The last stand of residents who have lived in the Lower Topanga area, some for more than 35 years, are expecting final eviction notices this week.
By Hans Laetz / Special to The Malibu Times
The last several families living in state-owned houses in Lower Topanga Canyon are expecting sheriff’s deputies to arrive this week and hammer official notices onto front doors ordering them to vacate their homes.
“I spent two days in court last week, and it looks like it’s over,” said Pablo Capra, a poet and writer who has lived in the same Lower Topanga home since arriving there as a toddler 25 years ago. “We expect to see the sheriff Wednesday.”
The final writs of possession will give the four remaining residents five days to remove their possessions, or find them on the street. That will pave the way for California State Parks contractors to bulldoze houses that have housed an eclectic mixture of artists and surfers, tourists and natives for decades.
“There’s not much left to talk about,” said resident John Clemens, who is expecting to find his belongings removed from the community he’s lived in for 39 years. “I told them I need another month to get my other place in Topanga ready, but they said ‘no more.'”
State Parks has already begun constructing paths and bathrooms to serve visitors on the 1,659 acres of creekside land located north of Pacific Coast Highway and west of Topanga Canyon Boulevard. The state bought the land from the Los Angeles Athletics Club Organization in 2001.

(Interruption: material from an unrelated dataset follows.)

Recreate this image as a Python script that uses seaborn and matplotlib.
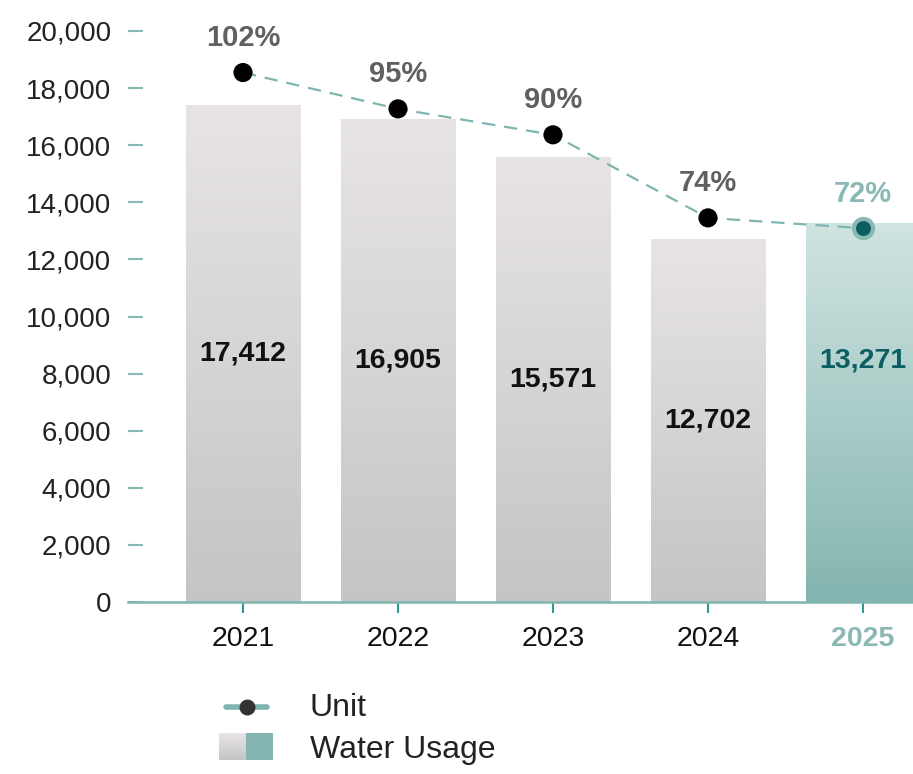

Nearly all of the 85 dwellings on the land, which range from well-worn houses to teepees and shacks, have been vacated since the first round of eviction notices went out in 2002. Only four dwellings were occupied last weekend.
State officials said last month that as many as 16 houses would be removed from the area. Some historic structures, like the Topanga Ranch Motel, are being preserved.
Businesses in the canyon that primarily serve visitors, such as restaurants and Wylie’s Bait and Tackle Shop, are being allowed to stay on month-to-month rentals, owners said. Other businesses, such as the Ginger Snips hair salon and Something’s Fishy restaurant, were demolished a month ago.
But for the residents, the shock of the deadline to move is not dulled by the fact they had known for years that their inexpensive, if rustic, life by the beach is over.
“It tears you up when you see your whole community disappear,” said Clemens, who is struggling to remodel a small cabin he owns in Upper Topanga Canyon that was damaged in the 1994 earthquake.
Jean-Louis Bartoli, who has moved to Laurel Canyon, said he was lucky to find a small studio above Hollywood that is almost comparable to Topanga – except no beach. “That was like a five-year vacation,” he said. “I really miss it.”
Other Lower Topanga residents have moved as far away as Kentucky.
Capra is still seeking a place to live: “Maybe Rome, heck, I don’t know,” he said. “I’m a writer and a poet, and the people who inspired me are all gone.”